The current round of expert-level negotiations on the implementation of an interim nuclear deal reached in November between the six world powers and Iran have been progressing slowly and aren’t likely to see a breakthrough, a senior Iranian diplomat said on Saturday.
The talks, which began last Thursday in Geneva, Switzerland, were initially meant to run until Friday but were extended through Saturday.
“The talks that extended to a third day are making progress but slowly,” deputy foreign minister Abbas Araqchi told Iranian state-run television, according to AFP.
The state-run IRNA news agency quoted Araqchi as saying that his country was “not optimistic about any” of the world powers participating in the negotiations — the United States, Russia, China, France, Britain, and Germany.
“We entered the talks with pessimism,” he said.

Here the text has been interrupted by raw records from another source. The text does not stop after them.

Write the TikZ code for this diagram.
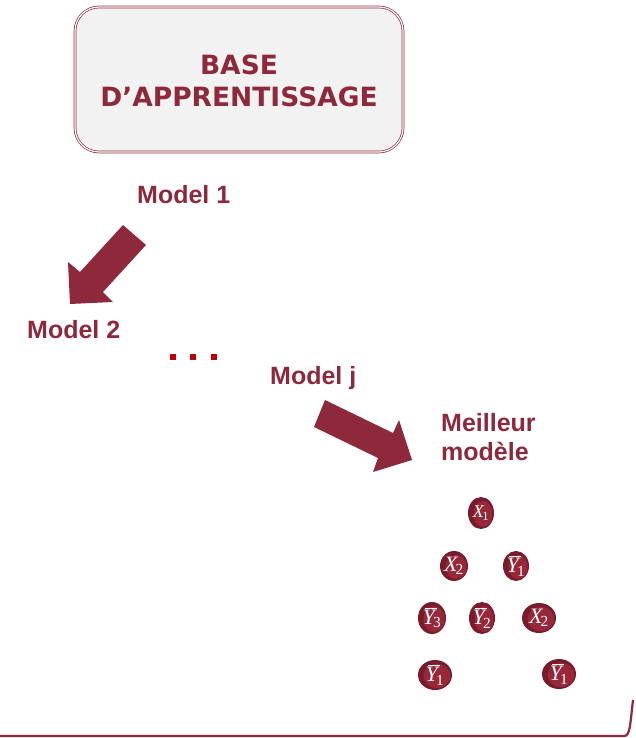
\documentclass[tikz,border=0pt]{standalone}
\usepackage{fontspec}
\setmainfont{Liberation Sans}
\newfontfamily\boxfont{DejaVu Sans}
\newfontfamily\varfont{Liberation Serif}
\definecolor{wine}{RGB}{142,40,59}
\definecolor{winedark}{RGB}{120,28,44}
\definecolor{winelight}{RGB}{150,40,58}
\definecolor{boxgray}{RGB}{242,242,242}
\definecolor{dotred}{RGB}{192,0,0}
\newcommand{\varX}[1]{{\itshape X}\kern-0.08em\textsubscript{#1}}
\newcommand{\varYbar}[1]{\rlap{\kern0.12em\raisebox{0.72em}{\rule{0.55em}{0.05em}}}{\itshape Y}\kern-0.08em\textsubscript{#1}}
\tikzset{
  label text/.style={text=wine, font=\fontsize{25}{30}\selectfont\bfseries, anchor=base west, inner sep=0pt},
  block arrow/.style={fill=wine, draw=none},
  dot/.style={fill=dotred, minimum size=6pt, inner sep=0pt},
  ball text/.style={text=white, inner sep=0pt, font=\varfont\fontsize{22}{24}\selectfont},
}
\begin{document}
\begin{tikzpicture}[x=1pt,y=-1pt]
\useasboundingbox (0,0) rectangle (636,738);

% learning base box
\draw[wine, line width=0.7pt, double=white, double distance=1.2pt,
      fill=boxgray, rounded corners=24pt] (75,7) rectangle (403,152);
\node (base) at (239,81) [text=wine, align=center, inner sep=0pt,
  font=\boxfont\fontsize{26.5}{32}\selectfont\bfseries]
  {BASE\\D’APPRENTISSAGE};

% model labels
\node[label text] (m1) at (137,203) {Model 1};
\node[label text] (m2) at (27,338) {Model 2};
\node[label text] (mj) at (270,384) {Model j};
\node[label text, align=left, anchor=north west] (best) at (441,413)
  {Meilleur\\[-1pt]modèle};

% dots between models
\node[dot] (d1) at (173,357) {};
\node[dot] (d2) at (193,357) {};
\node[dot] (d3) at (214,357) {};

% block arrows
\fill[block arrow] (123,225) -- (146,245) -- (103,292) -- (113,302)
  -- (70,304) -- (68,262) -- (80,272) -- cycle;
\fill[block arrow] (325,400) -- (393,433) -- (399,420) -- (412,460)
  -- (373,472) -- (378,458) -- (314,427) -- cycle;

% variable tree
\foreach \name/\pos/\rx/\ry/\lab in {
  x1/{481,513}/13/16/{\fontsize{18}{20}\selectfont\varX{1}},
  x2a/{454,566}/14/15/{\varX{2}},
  y1a/{516,566}/13/15/{\varYbar{1}},
  y3/{432,618}/14/16/{\varYbar{3}},
  y2/{482,618}/13/16/{\varYbar{2}},
  x2b/{539,618}/17/15/{\varX{2}},
  y1b/{435,675}/17/15/{\varYbar{1}},
  y1c/{559,674}/17/15/{\varYbar{1}}} {
  \fill[winedark] (\pos) ellipse ({\rx} and {\ry});
  \fill[winelight] ([xshift=2pt,yshift=-1pt]\pos) ellipse ({\rx-3.5} and {\ry-3});
  \node[ball text] (\name) at (\pos) {\lab};
}

% bottom frame line
\draw[wine, line width=2.2pt] (0,736) -- (624,736)
  .. controls (630,736) and (630,726) .. (633,700);
\end{tikzpicture}
\end{document}
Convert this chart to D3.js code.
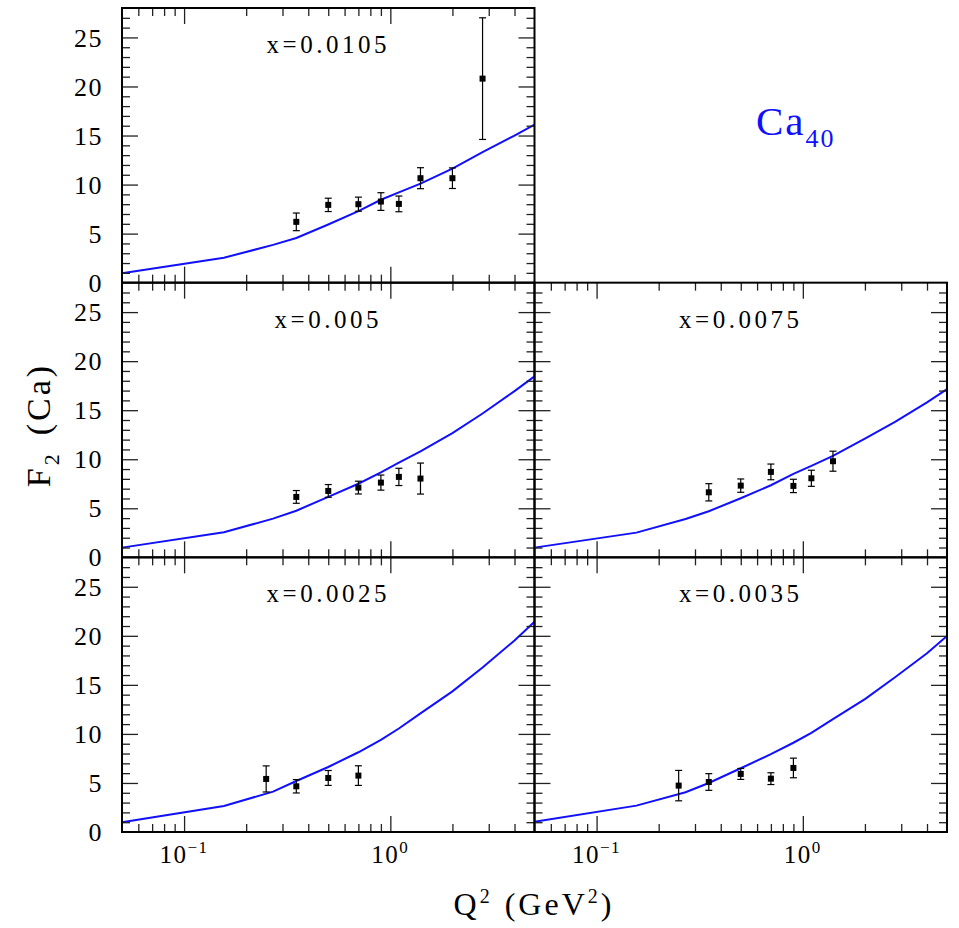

The latest round of negotiations commenced a week after an Iranian delegation abruptly abandoned talks in protest over US enforcement of existing sanctions.
The interim deal — curbing but not freezing Iran’s nuclear program in return for an easing of non-core sanctions — was reached in Geneva last month, but has not been implemented because its “technical details” have yet to be finalized.
The Obama administration announced Thursday that it would veto a newly proposed Senate bill that would increase sanctions against Iran should the country fail to comply with the terms of the interim nuclear deal.
Iranian Foreign Minister Mohammad Javad Zarif has indicated that such legislation, if passed, would torpedo the ongoing talk.
On Saturday, Araqchi said that the administration’s announcement that it would veto the sanctions bill should it be passed did not inspire any optimism in Tehran.